The sections below detail what we like and dislike about this diaper as a result of testing and compared to the competition.
Absorption is the only metric that Cuties earned a score above average. This makes it one of the few things we like about this diaper. With a 6 of 10 performance compared to the competition, this diaper is pretty good at locking away moisture and keeping baby's tushie on the drier side. Our tests also indicate it is consistent showing at the very least a certain quality assurance during manufacturing unlike some of the competition that had test results all over the board.

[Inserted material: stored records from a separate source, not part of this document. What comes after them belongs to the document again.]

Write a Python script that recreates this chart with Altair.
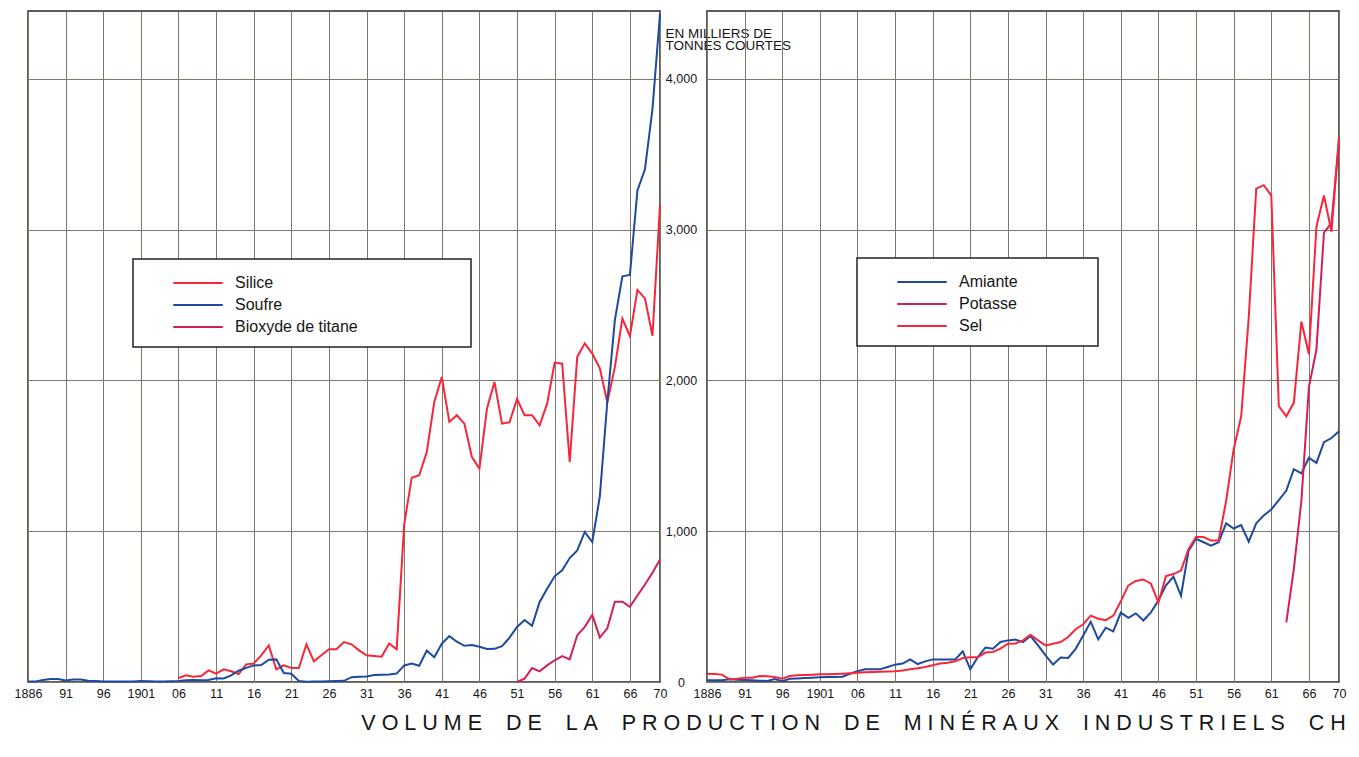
import altair as alt
import pandas as pd

# ---------------- data ----------------
YEARS = list(range(1886, 1971))

# left panel
SOUFRE = [3, 4, 14, 20, 20, 10, 17, 16, 9, 6,
          4, 3, 3, 3, 4, 7, 5, 4, 4, 5,
          7, 12, 13, 11, 13, 25, 24, 44, 75, 94,
          110, 112, 148, 150, 60, 55, 7, 2, 3, 4,
          5, 6, 8, 32, 35, 36, 47, 48, 49, 56,
          110, 122, 108, 208, 164, 254, 304, 267, 240, 245,
          234, 219, 220, 238, 294, 365, 411, 373, 531, 619,
          701, 741, 822, 873, 995, 928, 1230, 1860, 2400, 2690,
          2700, 3260, 3400, 3800, 4430]
SILICE_YEARS = list(range(1906, 1971))
SILICE = [27, 44, 35, 40, 77, 55, 84, 71, 53, 117,
          122, 177, 243, 84, 111, 93, 93, 250, 137, 177,
          217, 217, 265, 250, 210, 177, 172, 168, 256, 217,
          1045, 1355, 1371, 1525, 1857, 2023, 1725, 1769, 1713, 1492,
          1415, 1813, 1990, 1713, 1722, 1877, 1769, 1769, 1702, 1846,
          2118, 2111, 1459, 2156, 2246, 2178, 2080, 1855, 2088, 2410,
          2294, 2600, 2544, 2296, 3163]
TITANE_YEARS = list(range(1951, 1971))
TITANE = [0, 22, 93, 71, 110, 144, 172, 150, 310, 365,
          445, 296, 356, 532, 532, 498, 574, 647, 725, 812]

# right panel
AMIANTE = [11, 11, 11, 18, 15, 13, 11, 9, 7, 20,
           5, 22, 24, 27, 29, 31, 33, 33, 35, 55,
           71, 84, 84, 84, 99, 115, 122, 150, 119, 137,
           150, 150, 150, 150, 203, 84, 166, 228, 221, 265,
           276, 281, 265, 305, 243, 177, 116, 163, 160, 220,
           309, 400, 282, 360, 335, 460, 425, 455, 408, 462,
           540, 641, 698, 572, 869, 950, 927, 904, 927, 1052,
           1018, 1041, 931, 1052, 1105, 1144, 1206, 1270, 1412, 1384,
           1487, 1453, 1590, 1618, 1663]
SEL = [55, 53, 49, 18, 22, 29, 29, 40, 38, 33,
       22, 40, 44, 46, 48, 51, 52, 53, 55, 58,
       62, 64, 66, 68, 69, 71, 77, 84, 91, 99,
       111, 122, 128, 137, 159, 164, 164, 195, 199, 221,
       254, 256, 276, 314, 276, 243, 254, 265, 298, 350,
       383, 440, 420, 410, 440, 535, 641, 670, 680, 652,
       526, 702, 716, 739, 881, 961, 961, 938, 938, 1201,
       1544, 1762, 2414, 3272, 3295, 3226, 1830, 1762, 1853, 2391,
       2174, 3020, 3226, 2986, 3615]
POTASSE_YEARS = list(range(1963, 1971))
POTASSE = [395, 750, 1201, 1956, 2205, 2980, 3045, 3590]

LEFT_NAMES = ["Silice", "Soufre", "Bioxyde de titane"]
RIGHT_NAMES = ["Amiante", "Potasse", "Sel"]

TICK_YEARS = [1886, 1891, 1896, 1901, 1906, 1911, 1916, 1921, 1926, 1931,
              1936, 1941, 1946, 1951, 1956, 1961, 1966, 1970]
Y_TICKS = [0, 1000, 2000, 3000, 4000]
UNIT_TITLE = ["EN MILLIERS DE", "TONNES COURTES"]
TITLE_WORDS = ["VOLUME", "DE", "LA", "PRODUCTION", "DE", "MINÉRAUX", "INDUSTRIELS", "CH"]

# ---------------- styling ----------------
FONT = "Liberation Sans"
INK = "#151515"
GRID = "#7e786d"
BORDER = "#2a2724"
RED = "#f6263b"
BLUE = "#1d4a9e"
CRIMSON = "#d11f5a"
LEFT_COLORS = [RED, BLUE, CRIMSON]
RIGHT_COLORS = [BLUE, CRIMSON, RED]

W, H = 632, 671
NB = "\u00a0"


def long_table(pairs):
    rows = []
    for name, yrs, vals in pairs:
        for yr, v in zip(yrs, vals):
            rows.append({"year": yr, "value": v, "series": name})
    return pd.DataFrame(rows)


df_left = long_table([("Silice", SILICE_YEARS, SILICE),
                      ("Soufre", YEARS, SOUFRE),
                      ("Bioxyde de titane", TITANE_YEARS, TITANE)])
df_right = long_table([("Amiante", YEARS, AMIANTE),
                       ("Potasse", POTASSE_YEARS, POTASSE),
                       ("Sel", YEARS, SEL)])

x_scale = alt.Scale(domain=[1886, 1970], nice=False, zero=False)
y_scale = alt.Scale(domain=[0, 4450], nice=False)

label_expr = ("datum.value == 1886 || datum.value == 1901 ? toString(datum.value) "
              ": slice(toString(datum.value), 2)")


def x_axis():
    return alt.Axis(values=TICK_YEARS, labelExpr=label_expr, grid=True,
                    gridColor=GRID, gridWidth=1, domain=False, ticks=False,
                    tickSize=0, labelPadding=5, labelFontSize=12.5, labelFont=FONT,
                    labelColor=INK, labelFlush=False, labelOverlap=False, title=None)


def legend(x, y, right_gap):
    return alt.Legend(orient="none", legendX=x, legendY=y,
                      title=NB, titleOrient="right", titlePadding=right_gap,
                      titleFontSize=10, titleColor="white",
                      symbolType="M-2.25,0H2.25", symbolSize=484, symbolStrokeWidth=2,
                      symbolOffset=41, labelOffset=25, labelFontSize=16,
                      labelFont=FONT, labelColor=INK, padding=12, rowPadding=2,
                      fillColor="white", strokeColor="#222222")


left = alt.Chart(df_left).mark_line(strokeWidth=2).encode(
    x=alt.X("year:Q", scale=x_scale, axis=x_axis()),
    y=alt.Y("value:Q", scale=y_scale,
            axis=alt.Axis(orient="right", values=Y_TICKS, format=",.0f", grid=True,
                          gridColor=GRID, gridWidth=1, domain=False, ticks=False,
                          tickSize=0, labelAlign="center", labelPadding=21,
                          labelFontSize=12.5, labelFont=FONT, labelColor=INK,
                          title=UNIT_TITLE, titleAngle=0, titleAlign="left",
                          titleBaseline="top", titleX=5, titleY=15,
                          titleFontSize=13.5, titleFont=FONT, titleFontWeight="normal",
                          titleColor=INK, titleLineHeight=12.5)),
    color=alt.Color("series:N", sort=LEFT_NAMES,
                    scale=alt.Scale(domain=LEFT_NAMES, range=LEFT_COLORS),
                    legend=legend(105, 248, 101)),
).properties(width=W, height=H)

right = alt.Chart(df_right).mark_line(strokeWidth=2).encode(
    x=alt.X("year:Q", scale=x_scale, axis=x_axis()),
    y=alt.Y("value:Q", scale=y_scale,
            axis=alt.Axis(orient="left", values=Y_TICKS, grid=True, gridColor=GRID,
                          gridWidth=1, domain=False, ticks=False, tickSize=0,
                          labels=False, title=None)),
    color=alt.Color("series:N", sort=RIGHT_NAMES,
                    scale=alt.Scale(domain=RIGHT_NAMES, range=RIGHT_COLORS),
                    legend=legend(150, 247, 68)),
).properties(width=W, height=H)

title_text = (NB * 4).join(NB.join(w) for w in TITLE_WORDS)

chart = alt.hconcat(left, right, spacing=47, bounds="flush").resolve_scale(
    color="independent"
).resolve_legend(color="independent").properties(
    title=alt.TitleParams(text=title_text, orient="bottom", anchor="start", dx=348,
                          offset=13, fontSize=21.5, font=FONT, fontWeight="normal",
                          color=INK),
    padding={"left": 5, "top": 1, "right": 0, "bottom": 4},
).configure_view(stroke=BORDER, strokeWidth=1.5).configure_legend(strokeWidth=1.5)

chart.save("out.html", embed_options={"renderer": "svg", "actions": False})
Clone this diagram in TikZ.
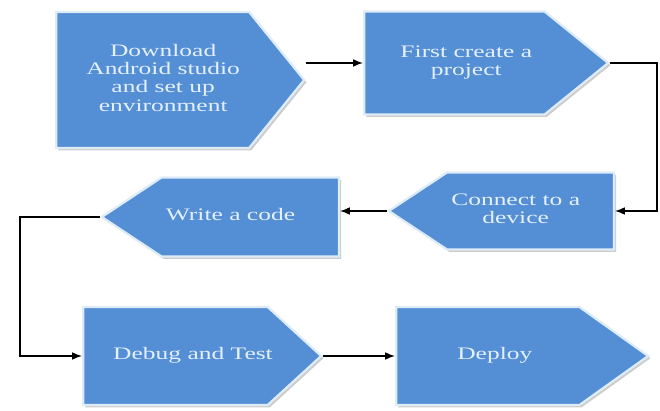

This diaper earned a 4 of 10 for health which is the average for the group and a high amongst cheaper diapers. While it doesn't offer a full disclosure on best practices or how it is made, it is chlorine free making it one of the few cheap choices that are. However, they don't state if they are elemental chlorine free or total so the jury is still out on what it means overall.
The Cuties diaper did not score well for leakage with a score of 5 of 10 which is below the average for the group. In our tests, this diaper showed some runoff which indicates slow absorption and a chance for leaking. Online reviewers also indicate that the diaper leaks more than the competition with 33% of reviews we looked at discussing leak issues. This means that one of the two main jobs of a diaper is lacking; the absorption is just average and the leakage is below average, this doesn't bode well for the diaper during use.
We also didn't care for the ecological performance of this product with a score of 2 of 10 with almost no consideration for creating a more Earth-friendly diaper. Cuties claim to be chlorine free but they don't say if it is elemental or total. They do not offer a disclosure list of how this is made or what it is made of. It does not appear as though renewable or sustainable resources were used and no information is given for biodegradability. While no disposable diaper is going to be Earth loving, some brands are making efforts to improve the eco-friendliness of this type of diaper.
Cuties diapers are a cost-effective diaper solution that scored above average for absorption but disappointed with a below average performance for leakage. This means Cuties aren't the best at the two main functions of a diaper, absorbency and preventing leaks. If a diaper can't absorb liquids quickly or it doesn't prevent leaks then it doesn't work very well. In addition, this diaper isn't the best for eco-friendliness and is below the average for comfort. No matter what metric is most important to you Cuties doesn't meet the need even with the lower cost.